Write the material out again in full, word for word. Do not include the pictures.

>>>>>

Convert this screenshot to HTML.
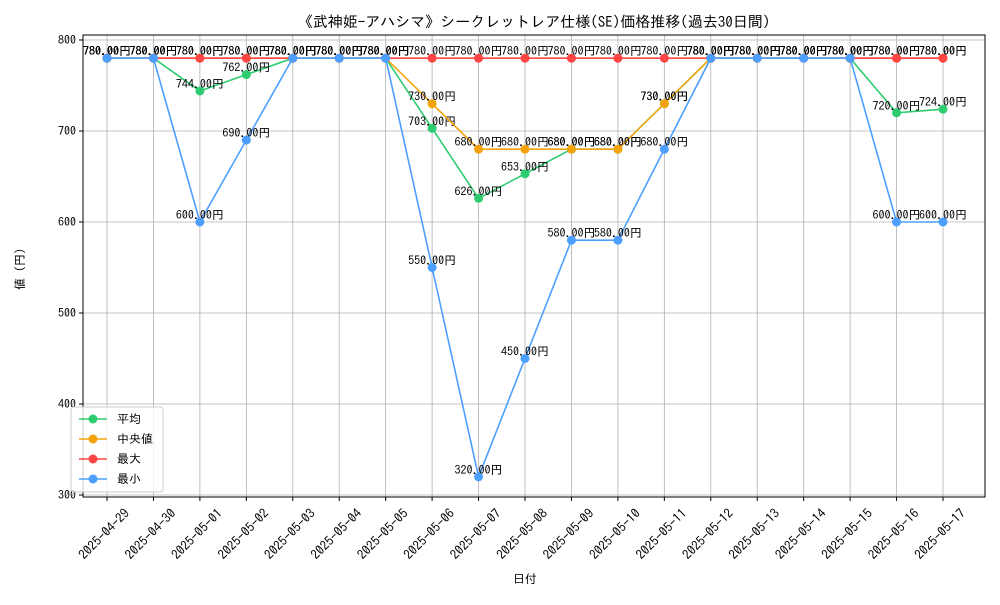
<!DOCTYPE html>
<html><head><meta charset="utf-8"><style>
body{margin:0;background:#fff}
text{font-family:"IPAGothic","Liberation Sans","Noto Sans CJK JP",sans-serif}
</style></head><body>
<svg id="chart" width="1000" height="600" xmlns="http://www.w3.org/2000/svg"></svg>
<script>
const dates=["2025-04-29","2025-04-30","2025-05-01","2025-05-02","2025-05-03","2025-05-04","2025-05-05","2025-05-06","2025-05-07","2025-05-08","2025-05-09","2025-05-10","2025-05-11","2025-05-12","2025-05-13","2025-05-14","2025-05-15","2025-05-16","2025-05-17"];
const avgVals=[780,780,744,762,780,780,780,703,626,653,680,680,730,780,780,780,780,720,724];
const medVals=[780,780,780,780,780,780,780,730,680,680,680,680,730,780,780,780,780,780,780];
const maxVals=[780,780,780,780,780,780,780,780,780,780,780,780,780,780,780,780,780,780,780];
const minVals=[780,780,600,690,780,780,780,550,320,450,580,580,680,780,780,780,780,600,600];
const yTicks=[300,400,500,600,700,800];
const svg=document.getElementById('chart');
const NS='http://www.w3.org/2000/svg';
const L=83,R=985,T=35,B=497;
const x=i=>107+i*(943-107)/(dates.length-1);
const y=v=>495-(v-300)*(495-40)/500;
function mk(tag,attrs,parent){const e=document.createElementNS(NS,tag);for(const k in attrs)e.setAttribute(k,attrs[k]);(parent||svg).appendChild(e);return e;}
yTicks.forEach(v=>{
 const g=mk('line',{x1:L,x2:R,y1:y(v),y2:y(v),stroke:'#b0b0b0','stroke-width':0.8});
 
 
 mk('line',{x1:L-4,x2:L,y1:y(v),y2:y(v),stroke:'#000'});
 const t=mk('text',{x:L-7,y:y(v)+4,'text-anchor':'end','font-size':12});t.textContent=v;
 
 
});
dates.forEach((d,i)=>{
 const g=mk('line',{x1:x(i),x2:x(i),y1:T,y2:B,stroke:'#b0b0b0','stroke-width':0.8});
 
 
 mk('line',{x1:x(i),x2:x(i),y1:B,y2:B+4,stroke:'#000'});
 const cx=x(i)-3,cy=534;
 const t=mk('text',{x:cx,y:cy+4.5,'text-anchor':'middle','font-size':13,transform:`rotate(-45 ${cx} ${cy})`});t.textContent=d;
 
 
});
const frame=mk('rect',{x:L,y:T,width:R-L,height:B-T,fill:'none',stroke:'#000','stroke-width':1});


const series=[["avg",avgVals,"#2ecc71","平均"],["median",medVals,"#f5a30a","中央値"],["max",maxVals,"#ff4444","最大"],["min",minVals,"#4d9fff","最小"]];
series.forEach(([n,vals,c])=>{
 const p=mk('polyline',{points:vals.map((v,i)=>x(i)+','+y(v)).join(' '),fill:'none',stroke:c,'stroke-width':1.6});
 
 
 vals.forEach((v,i)=>{
  const m=mk('circle',{cx:x(i),cy:y(v),r:4.5,fill:c});
  
  
  const t=mk('text',{x:x(i),y:y(v)-3,'text-anchor':'middle','font-size':12});t.textContent=v.toFixed(2)+'円';
  
  
 });
});
const title=mk('text',{x:534,y:27,'text-anchor':'middle','font-size':15});title.textContent='《武神姫-アハシマ》シークレットレア仕様(SE)価格推移(過去30日間)';


const xl=mk('text',{x:525,y:583,'text-anchor':'middle','font-size':12});xl.textContent='日付';


const yl=mk('text',{x:24,y:266,'text-anchor':'middle','font-size':12,transform:'rotate(-90 24 266)'});yl.textContent='値（円）';


const lg=mk('rect',{x:71,y:407,width:92,height:85,fill:'#fff','fill-opacity':0.8,stroke:'#ccc',rx:3});


series.forEach(([n,vals,c,lab],k)=>{
 const yy=419+k*20;
 mk('line',{x1:79,x2:107,y1:yy,y2:yy,stroke:c,'stroke-width':1.6});
 mk('circle',{cx:93,cy:yy,r:4.5,fill:c});
 const t=mk('text',{x:117,y:yy+4,'font-size':12});t.textContent=lab;
 
 
});
</script>
</body></html>
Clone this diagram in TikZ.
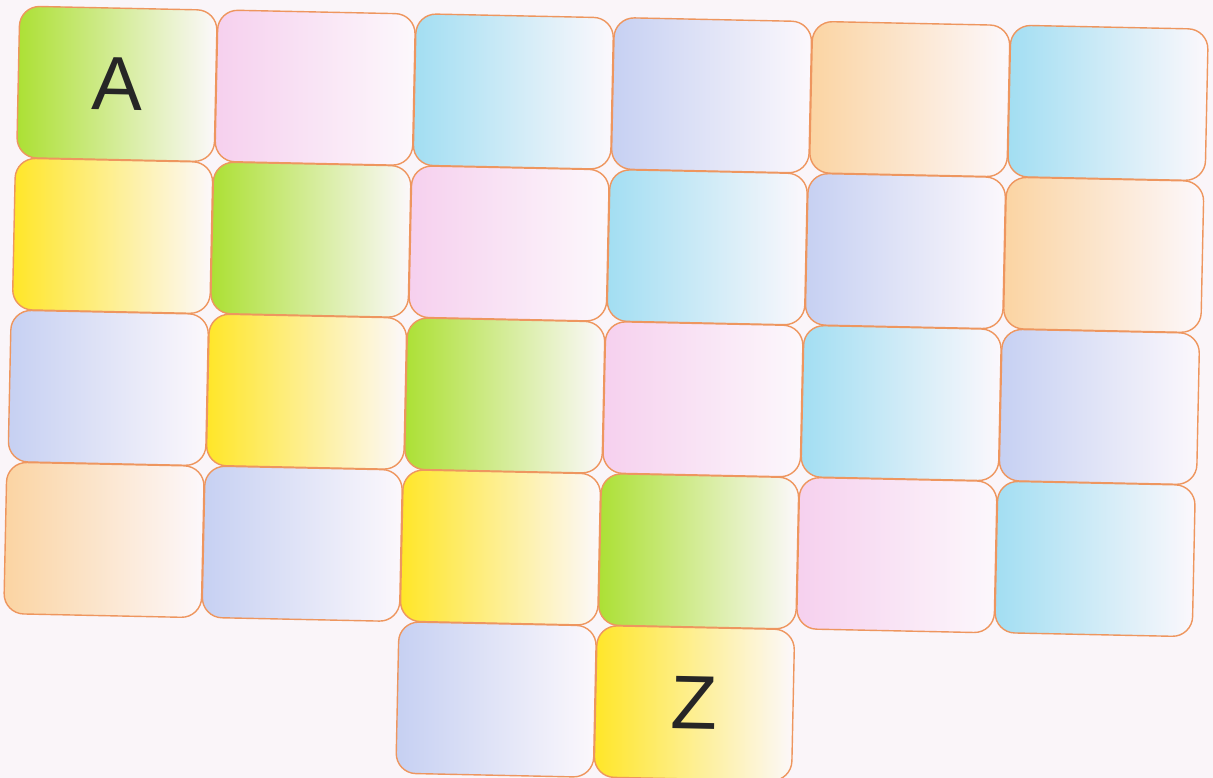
\documentclass[tikz,border=0pt]{standalone}
\usepackage{fontspec}
\setmainfont{Liberation Sans}
\definecolor{paper}{RGB}{250,245,249}
\definecolor{edge}{RGB}{238,150,95}
\definecolor{cgreen}{RGB}{172,224,52}
\definecolor{cyellow}{RGB}{255,230,40}
\definecolor{cpink}{RGB}{246,208,238}
\definecolor{ccyan}{RGB}{162,222,242}
\definecolor{clav}{RGB}{198,208,242}
\definecolor{cpeach}{RGB}{251,212,162}
\definecolor{cwhite}{RGB}{252,248,252}
\begin{document}
\begin{tikzpicture}[x=1pt,y=1pt,
  cell/.style={draw=edge, line width=1.4pt, rounded corners=20pt,
    minimum width=197.5pt, minimum height=151.5pt, inner sep=0pt,
    rotate=-1.2, right color=cwhite,
    font=\fontsize{76}{76}\selectfont, text=black!85}]
\fill[paper] (0,0) rectangle (1213,-778);
\useasboundingbox (0,0) rectangle (1213,-778);
\foreach \i/\j/\c/\t in {
  0/0/cgreen/A, 0/1/cpink/{}, 0/2/ccyan/{}, 0/3/clav/{}, 0/4/cpeach/{}, 0/5/ccyan/{},
  1/0/cyellow/{}, 1/1/cgreen/{}, 1/2/cpink/{}, 1/3/ccyan/{}, 1/4/clav/{}, 1/5/cpeach/{},
  2/0/clav/{}, 2/1/cyellow/{}, 2/2/cgreen/{}, 2/3/cpink/{}, 2/4/ccyan/{}, 2/5/clav/{},
  3/0/cpeach/{}, 3/1/clav/{}, 3/2/cyellow/{}, 3/3/cgreen/{}, 3/4/cpink/{}, 3/5/ccyan/{},
  4/2/clav/{}, 4/3/cyellow/Z} {
  \pgfmathsetmacro\px{116.95+198.2*\j-4.3*\i}
  \pgfmathsetmacro\py{-(83.9+3.8*\j+152*\i)}
  \node[cell, left color=\c] (c\i\j) at (\px,\py) {\t};
}
\end{tikzpicture}
\end{document}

<<<<<

RESPONSE TO THE EXERCISE:
Convert this screenshot to HTML.
<!DOCTYPE html>
<html><head><meta charset="utf-8"><style>
body{margin:0;background:#fff}
text{font-family:"IPAGothic","Liberation Sans","Noto Sans CJK JP",sans-serif}
</style></head><body>
<svg id="chart" width="1000" height="600" xmlns="http://www.w3.org/2000/svg"></svg>
<script>
const dates=["2025-04-29","2025-04-30","2025-05-01","2025-05-02","2025-05-03","2025-05-04","2025-05-05","2025-05-06","2025-05-07","2025-05-08","2025-05-09","2025-05-10","2025-05-11","2025-05-12","2025-05-13","2025-05-14","2025-05-15","2025-05-16","2025-05-17"];
const avgVals=[780,780,744,762,780,780,780,703,626,653,680,680,730,780,780,780,780,720,724];
const medVals=[780,780,780,780,780,780,780,730,680,680,680,680,730,780,780,780,780,780,780];
const maxVals=[780,780,780,780,780,780,780,780,780,780,780,780,780,780,780,780,780,780,780];
const minVals=[780,780,600,690,780,780,780,550,320,450,580,580,680,780,780,780,780,600,600];
const yTicks=[300,400,500,600,700,800];
const svg=document.getElementById('chart');
const NS='http://www.w3.org/2000/svg';
const L=83,R=985,T=35,B=497;
const x=i=>107+i*(943-107)/(dates.length-1);
const y=v=>495-(v-300)*(495-40)/500;
function mk(tag,attrs,parent){const e=document.createElementNS(NS,tag);for(const k in attrs)e.setAttribute(k,attrs[k]);(parent||svg).appendChild(e);return e;}
yTicks.forEach(v=>{
 const g=mk('line',{x1:L,x2:R,y1:y(v),y2:y(v),stroke:'#b0b0b0','stroke-width':0.8});
 
 
 mk('line',{x1:L-4,x2:L,y1:y(v),y2:y(v),stroke:'#000'});
 const t=mk('text',{x:L-7,y:y(v)+4,'text-anchor':'end','font-size':12});t.textContent=v;
 
 
});
dates.forEach((d,i)=>{
 const g=mk('line',{x1:x(i),x2:x(i),y1:T,y2:B,stroke:'#b0b0b0','stroke-width':0.8});
 
 
 mk('line',{x1:x(i),x2:x(i),y1:B,y2:B+4,stroke:'#000'});
 const cx=x(i)-3,cy=534;
 const t=mk('text',{x:cx,y:cy+4.5,'text-anchor':'middle','font-size':13,transform:`rotate(-45 ${cx} ${cy})`});t.textContent=d;
 
 
});
const frame=mk('rect',{x:L,y:T,width:R-L,height:B-T,fill:'none',stroke:'#000','stroke-width':1});


const series=[["avg",avgVals,"#2ecc71","平均"],["median",medVals,"#f5a30a","中央値"],["max",maxVals,"#ff4444","最大"],["min",minVals,"#4d9fff","最小"]];
series.forEach(([n,vals,c])=>{
 const p=mk('polyline',{points:vals.map((v,i)=>x(i)+','+y(v)).join(' '),fill:'none',stroke:c,'stroke-width':1.6});
 
 
 vals.forEach((v,i)=>{
  const m=mk('circle',{cx:x(i),cy:y(v),r:4.5,fill:c});
  
  
  const t=mk('text',{x:x(i),y:y(v)-3,'text-anchor':'middle','font-size':12});t.textContent=v.toFixed(2)+'円';
  
  
 });
});
const title=mk('text',{x:534,y:27,'text-anchor':'middle','font-size':15});title.textContent='《武神姫-アハシマ》シークレットレア仕様(SE)価格推移(過去30日間)';


const xl=mk('text',{x:525,y:583,'text-anchor':'middle','font-size':12});xl.textContent='日付';


const yl=mk('text',{x:24,y:266,'text-anchor':'middle','font-size':12,transform:'rotate(-90 24 266)'});yl.textContent='値（円）';


const lg=mk('rect',{x:71,y:407,width:92,height:85,fill:'#fff','fill-opacity':0.8,stroke:'#ccc',rx:3});


series.forEach(([n,vals,c,lab],k)=>{
 const yy=419+k*20;
 mk('line',{x1:79,x2:107,y1:yy,y2:yy,stroke:c,'stroke-width':1.6});
 mk('circle',{cx:93,cy:yy,r:4.5,fill:c});
 const t=mk('text',{x:117,y:yy+4,'font-size':12});t.textContent=lab;
 
 
});
</script>
</body></html>
Clone this diagram in TikZ.
\documentclass[tikz,border=0pt]{standalone}
\usepackage{fontspec}
\setmainfont{Liberation Sans}
\definecolor{paper}{RGB}{250,245,249}
\definecolor{edge}{RGB}{238,150,95}
\definecolor{cgreen}{RGB}{172,224,52}
\definecolor{cyellow}{RGB}{255,230,40}
\definecolor{cpink}{RGB}{246,208,238}
\definecolor{ccyan}{RGB}{162,222,242}
\definecolor{clav}{RGB}{198,208,242}
\definecolor{cpeach}{RGB}{251,212,162}
\definecolor{cwhite}{RGB}{252,248,252}
\begin{document}
\begin{tikzpicture}[x=1pt,y=1pt,
  cell/.style={draw=edge, line width=1.4pt, rounded corners=20pt,
    minimum width=197.5pt, minimum height=151.5pt, inner sep=0pt,
    rotate=-1.2, right color=cwhite,
    font=\fontsize{76}{76}\selectfont, text=black!85}]
\fill[paper] (0,0) rectangle (1213,-778);
\useasboundingbox (0,0) rectangle (1213,-778);
\foreach \i/\j/\c/\t in {
  0/0/cgreen/A, 0/1/cpink/{}, 0/2/ccyan/{}, 0/3/clav/{}, 0/4/cpeach/{}, 0/5/ccyan/{},
  1/0/cyellow/{}, 1/1/cgreen/{}, 1/2/cpink/{}, 1/3/ccyan/{}, 1/4/clav/{}, 1/5/cpeach/{},
  2/0/clav/{}, 2/1/cyellow/{}, 2/2/cgreen/{}, 2/3/cpink/{}, 2/4/ccyan/{}, 2/5/clav/{},
  3/0/cpeach/{}, 3/1/clav/{}, 3/2/cyellow/{}, 3/3/cgreen/{}, 3/4/cpink/{}, 3/5/ccyan/{},
  4/2/clav/{}, 4/3/cyellow/Z} {
  \pgfmathsetmacro\px{116.95+198.2*\j-4.3*\i}
  \pgfmathsetmacro\py{-(83.9+3.8*\j+152*\i)}
  \node[cell, left color=\c] (c\i\j) at (\px,\py) {\t};
}
\end{tikzpicture}
\end{document}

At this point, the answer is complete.